Steve Gummer, The Howard, Spring 2011 Edition
The government has published a green paper on sentencing reform and rehabilitation that has at its heart proposals on work in prison which has been directly inspired by an initiative from the Howard League for Penal Reform.
In the wake of the green paper, the Howard League capitalised by publishing a briefing¸ Barbed: what happened next, which follows up on the story of the world’s first social enterprise based inside a prison. It is this project that demonstrated real work in prison in action.
The Howard League established a graphic design studio inside a prison in 2005 and ran it as a proper business. Barbed was established in Coldingley prison, near Woking.
A meaningful wage was a central pillar of the experiment. All Barbed employees were employed on the same contract as other Howard League staff and for much of the project the prisoners paid income tax and national insurance. To mimic payment for utilities, transport, food, rent or mortgage, prisoners contributed 30% of their wages into a separate fund that made charitable contributions. In addition, all employees made voluntary donations to Victim Support.
Such was the innovation and success of Barbed that in one round of recruitment there were 350 applications for two jobs, in a prison which housed only 420.
A former Barbed employee said, “Barbed gave me a way to provide for my family and contribute in their lives positively.

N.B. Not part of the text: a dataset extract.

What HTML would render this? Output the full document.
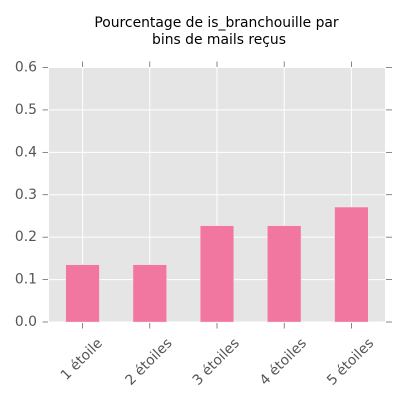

I was able to help pay bills, provide in new ways and support myself.”
The latest research on the subject revisits the prisoners who took part in the Barbed project and catches up with what effect the project has had on their lives. The data demonstrates that real work widened the ambitions of inmates, giving them hope and aspiration for the future. It also served to support the family unit and many of the participants felt the amounts of money they were allowed to send home to their families strengthened their ties to home.
Perhaps most importantly, the briefing notes that of the prisoners who have been released from custody who worked on the Barbed project, not a single one has gone on to reoffend.
The report was welcomed in Parliament with Ben Gummer MP hosting an event in the House of Commons, with a cross-bench range of MPs talking through the issues raised by the briefing. The event, which took place just before the Christmas recess, was well attended by policy-makers and think tank analysts all of whom contributed to the discussion about how real work in prison could be made into a reality.
The discussion focused on assuring the government’s policy of real work in prison matched the lessons learned by the Howard League during the Barbed project.
Secretary of State for Justice, Kenneth Clarke, has previously expressed his support for a regime of real work within the prison estate. As early as October last year he announced that it would be a part of any future plans he developed, saying:
“Most prisoners lead a life of enforced, bored idleness, where getting out of bed is optional.”
“If we want to reduce the crimes these people will commit when they get out, whilst boosting the amount that can be provided for victim support, we need as many prisoners as possible to work hard for regular working hours.”
The Howard League has established that for real work in prison to be effective the following three tenets must be satisfied:
An employment relationship must exist between an external employer (not the prison service) and the prisoner.
Work should be suitably meaningful to inspire pride of labour.
Work should be fairly paid for the task undertaken.
In particular, it is essential that prisoner’s pay must be fairly taxed for the work undertaken. It is essential that prisoners are treated in the same manner as any other employee on the outside. They must understand the pressures and demands of a real work environment. If they are ill-disciplined within prison and have to miss work this time will come out of their annual leave. They should be interviewed for any job they get and ill-discipline will allow the employer to terminate their contract of employment.
Real work in prison could have potentially revolutionary effects on the regime put in place by the Prison Service. Recent reports by the Independent Inspectorate of Prisons have frequently discovered a lack of purposeful activity taking place within prison walls.
A 2010 report of Forest Bank prison revealed 33% of prisoners took place in no activity akin to education or work. The same figure was found at Leeds prison. The Inspection team found that there had been some improvements to the range and quality of provision of purposeful activity within Leeds Prison since the last inspection, but there continued to be too little purposeful activity for men at the institution.
Frances Crook, director of the Howard League for Penal Reform said, “The report says, ‘Barbed transformed peoples’ lives’. Not just for the men employed by Barbed, but also for society. None of the men released have committed any further offences; it was a small project with great successes.
“There is no reason why a ring fenced group of prisons cannot start to offer real work for those prisoners on long sentences, with regimes that are based around the working week. As the coalition government seeks to introduce real work in prison, our briefing on the story of Barbed lights the way to radical reform that will help prisoners prepare for a productive and crime free life on release.”